Conventionally, methanol is produced from natural gas (NG) through steam-methane reforming (SMR) or autothermal reforming (ATR). The reforming of NG produces a mixture of CO and H2 (synthesis gas), which is subsequently converted to methanol. Methanol can also be produced by direct hydrogenation of CO2. There is another process for methanol production, which involves steam-methane reforming with CO2. This steam-methane-CO2 reforming technology is also referred to as Steam-CO2 Combined Reforming (SCR). As SCR consumes CO2 as a raw material, the CO2-rich gas produced on FPSO can be utilized without a CO2 separation unit. The raw material used is the by-product gas and steam generated during the heat recovery phase from the process system.
The configuration or baseplate of the process analyzed in this review is extracted from a paper titled “The process design and simulation for the methanol production on the FPSO (floating production, storage and off-loading) system”. Authored by Won Seok Kim et al., this paper was published in Chemical Engineering Research and Design (2014). The evaluation process entails a series of steps involving a brief process review, followed by more detailed parametric information about the technology, such as process operation key conditions, process description, material and energy balance, equipment sizes, utilities consumption, and a process flowsheet. Process economics are presented in the latter part of the review.
The floating methanol production technology is a two-step process. The first step is the production of H2-rich syngas by the endothermic steam-methane reforming reaction over a Ni-based catalyst, in an externally heated tubular reformer. The CO2-rich associated gas produced on the FPSO is cleaned and successively fed to a prereformer and reformer, along with steam in a molar ratio of 1 to 2. The syngas, thus produced, is then fed to the methanol synthesis reactor. The crude methanol stream exiting the reactor is cooled, scrubbed, and purified using distillation columns. The purified methanol is finally sent to storage.

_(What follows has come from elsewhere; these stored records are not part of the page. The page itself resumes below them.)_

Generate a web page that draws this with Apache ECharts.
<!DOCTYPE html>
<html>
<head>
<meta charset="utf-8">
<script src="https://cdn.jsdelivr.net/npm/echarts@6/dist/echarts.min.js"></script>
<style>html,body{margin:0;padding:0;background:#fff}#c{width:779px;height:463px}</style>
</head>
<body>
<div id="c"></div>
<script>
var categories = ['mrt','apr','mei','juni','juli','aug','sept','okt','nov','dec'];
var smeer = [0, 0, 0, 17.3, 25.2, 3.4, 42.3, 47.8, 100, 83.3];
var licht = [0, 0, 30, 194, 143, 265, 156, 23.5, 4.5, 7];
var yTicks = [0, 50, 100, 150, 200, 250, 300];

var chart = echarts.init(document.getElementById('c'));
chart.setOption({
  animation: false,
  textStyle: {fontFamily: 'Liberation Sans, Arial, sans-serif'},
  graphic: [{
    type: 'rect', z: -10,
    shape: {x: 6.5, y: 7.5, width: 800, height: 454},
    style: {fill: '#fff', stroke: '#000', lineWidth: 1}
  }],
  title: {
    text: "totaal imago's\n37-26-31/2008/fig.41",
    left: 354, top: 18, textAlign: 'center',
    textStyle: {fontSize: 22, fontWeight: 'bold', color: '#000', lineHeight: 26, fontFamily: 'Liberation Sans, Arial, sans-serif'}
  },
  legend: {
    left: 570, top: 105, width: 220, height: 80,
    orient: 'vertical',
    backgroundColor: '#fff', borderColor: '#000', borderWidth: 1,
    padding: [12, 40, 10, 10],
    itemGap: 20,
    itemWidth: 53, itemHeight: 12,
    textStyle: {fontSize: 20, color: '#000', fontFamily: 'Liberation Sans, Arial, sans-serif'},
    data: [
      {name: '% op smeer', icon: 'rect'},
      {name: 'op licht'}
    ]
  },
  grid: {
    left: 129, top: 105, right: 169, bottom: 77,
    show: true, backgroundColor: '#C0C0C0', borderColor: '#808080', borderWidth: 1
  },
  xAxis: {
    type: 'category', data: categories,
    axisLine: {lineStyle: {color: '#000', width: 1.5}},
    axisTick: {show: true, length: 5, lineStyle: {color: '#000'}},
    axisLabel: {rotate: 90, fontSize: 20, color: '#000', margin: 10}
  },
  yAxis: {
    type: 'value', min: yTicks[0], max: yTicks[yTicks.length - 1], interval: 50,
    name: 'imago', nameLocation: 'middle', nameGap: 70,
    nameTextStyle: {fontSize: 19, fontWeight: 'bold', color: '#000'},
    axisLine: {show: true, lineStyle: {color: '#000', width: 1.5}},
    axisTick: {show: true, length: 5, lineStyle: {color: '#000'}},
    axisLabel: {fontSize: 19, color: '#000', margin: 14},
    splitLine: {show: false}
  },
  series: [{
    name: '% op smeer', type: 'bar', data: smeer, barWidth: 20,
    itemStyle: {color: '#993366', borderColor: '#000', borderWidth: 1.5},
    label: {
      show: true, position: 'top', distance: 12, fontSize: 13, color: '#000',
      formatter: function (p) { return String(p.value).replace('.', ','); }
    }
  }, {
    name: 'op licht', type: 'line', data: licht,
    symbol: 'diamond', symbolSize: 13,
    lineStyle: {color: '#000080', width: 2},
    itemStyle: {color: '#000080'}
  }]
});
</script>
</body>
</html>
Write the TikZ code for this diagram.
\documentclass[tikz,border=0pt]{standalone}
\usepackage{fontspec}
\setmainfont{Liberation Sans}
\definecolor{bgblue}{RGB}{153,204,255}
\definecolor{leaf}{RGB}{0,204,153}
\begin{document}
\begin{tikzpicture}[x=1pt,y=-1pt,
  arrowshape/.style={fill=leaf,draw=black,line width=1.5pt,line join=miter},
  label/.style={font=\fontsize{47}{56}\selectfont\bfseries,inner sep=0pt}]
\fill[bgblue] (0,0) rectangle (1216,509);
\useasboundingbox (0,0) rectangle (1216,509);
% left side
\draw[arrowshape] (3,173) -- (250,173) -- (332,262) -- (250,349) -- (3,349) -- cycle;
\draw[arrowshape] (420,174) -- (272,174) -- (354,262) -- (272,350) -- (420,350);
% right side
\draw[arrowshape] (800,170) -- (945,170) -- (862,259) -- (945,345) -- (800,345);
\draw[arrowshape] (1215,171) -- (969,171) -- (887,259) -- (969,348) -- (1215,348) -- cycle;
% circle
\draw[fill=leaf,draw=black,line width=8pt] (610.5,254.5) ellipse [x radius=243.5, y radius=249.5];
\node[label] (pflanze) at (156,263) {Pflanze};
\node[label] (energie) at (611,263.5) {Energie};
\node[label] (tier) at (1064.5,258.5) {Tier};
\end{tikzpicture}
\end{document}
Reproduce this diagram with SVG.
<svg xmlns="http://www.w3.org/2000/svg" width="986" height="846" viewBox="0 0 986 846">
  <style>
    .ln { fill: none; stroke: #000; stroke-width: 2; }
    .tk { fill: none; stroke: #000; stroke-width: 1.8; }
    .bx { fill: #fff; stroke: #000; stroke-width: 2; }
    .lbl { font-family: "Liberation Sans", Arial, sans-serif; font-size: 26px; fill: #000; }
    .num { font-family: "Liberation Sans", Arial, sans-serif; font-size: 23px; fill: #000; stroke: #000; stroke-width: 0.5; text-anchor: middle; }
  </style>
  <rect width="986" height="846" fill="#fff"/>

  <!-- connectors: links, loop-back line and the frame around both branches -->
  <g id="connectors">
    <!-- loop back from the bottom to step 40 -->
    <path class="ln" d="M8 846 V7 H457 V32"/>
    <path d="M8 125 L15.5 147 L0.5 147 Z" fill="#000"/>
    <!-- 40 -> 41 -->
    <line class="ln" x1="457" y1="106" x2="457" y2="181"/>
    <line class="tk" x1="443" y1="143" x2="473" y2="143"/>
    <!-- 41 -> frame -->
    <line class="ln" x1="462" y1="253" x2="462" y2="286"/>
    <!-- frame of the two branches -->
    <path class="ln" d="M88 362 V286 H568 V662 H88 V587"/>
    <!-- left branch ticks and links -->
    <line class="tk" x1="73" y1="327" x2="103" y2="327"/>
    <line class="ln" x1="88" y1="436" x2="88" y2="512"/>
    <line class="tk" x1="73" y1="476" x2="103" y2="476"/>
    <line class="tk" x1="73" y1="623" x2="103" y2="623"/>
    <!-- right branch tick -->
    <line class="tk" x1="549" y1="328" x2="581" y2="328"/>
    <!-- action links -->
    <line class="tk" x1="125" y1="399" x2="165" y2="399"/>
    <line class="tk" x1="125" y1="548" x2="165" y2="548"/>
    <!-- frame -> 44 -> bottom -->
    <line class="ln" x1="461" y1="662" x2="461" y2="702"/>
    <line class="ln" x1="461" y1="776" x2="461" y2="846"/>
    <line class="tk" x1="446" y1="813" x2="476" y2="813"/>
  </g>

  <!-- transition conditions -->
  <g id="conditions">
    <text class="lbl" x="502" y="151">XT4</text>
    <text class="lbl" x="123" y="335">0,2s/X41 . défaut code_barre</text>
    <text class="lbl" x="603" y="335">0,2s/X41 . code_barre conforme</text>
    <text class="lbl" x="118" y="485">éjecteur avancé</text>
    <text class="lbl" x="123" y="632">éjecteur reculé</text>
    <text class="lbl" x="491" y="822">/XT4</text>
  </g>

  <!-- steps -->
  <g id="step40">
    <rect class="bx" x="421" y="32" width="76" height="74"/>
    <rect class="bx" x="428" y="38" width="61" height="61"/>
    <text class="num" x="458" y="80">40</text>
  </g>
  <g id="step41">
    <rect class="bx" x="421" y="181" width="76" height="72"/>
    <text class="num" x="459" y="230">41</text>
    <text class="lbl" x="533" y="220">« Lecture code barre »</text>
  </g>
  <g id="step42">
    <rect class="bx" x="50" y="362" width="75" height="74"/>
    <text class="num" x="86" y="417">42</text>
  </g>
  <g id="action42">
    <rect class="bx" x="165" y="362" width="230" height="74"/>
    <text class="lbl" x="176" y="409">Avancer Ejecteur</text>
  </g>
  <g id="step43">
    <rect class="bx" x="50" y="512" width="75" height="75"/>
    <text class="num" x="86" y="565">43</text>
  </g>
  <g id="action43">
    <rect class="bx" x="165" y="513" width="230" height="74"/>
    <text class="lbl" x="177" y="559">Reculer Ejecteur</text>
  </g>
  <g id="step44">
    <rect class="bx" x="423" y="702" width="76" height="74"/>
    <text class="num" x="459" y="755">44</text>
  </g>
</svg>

In the end section of the review, the economics of a floating methanol production unit are presented. S&P Global PEP’s estimates indicate that the net production cost of methanol is 9.06 ¢/lb. The production of methanol on an FPSO vessel provides the benefit of reducing flaring and could also result in increased oil production capacity. The economic impact of increased oil production, however, has not been accounted for in the calculation of the economics.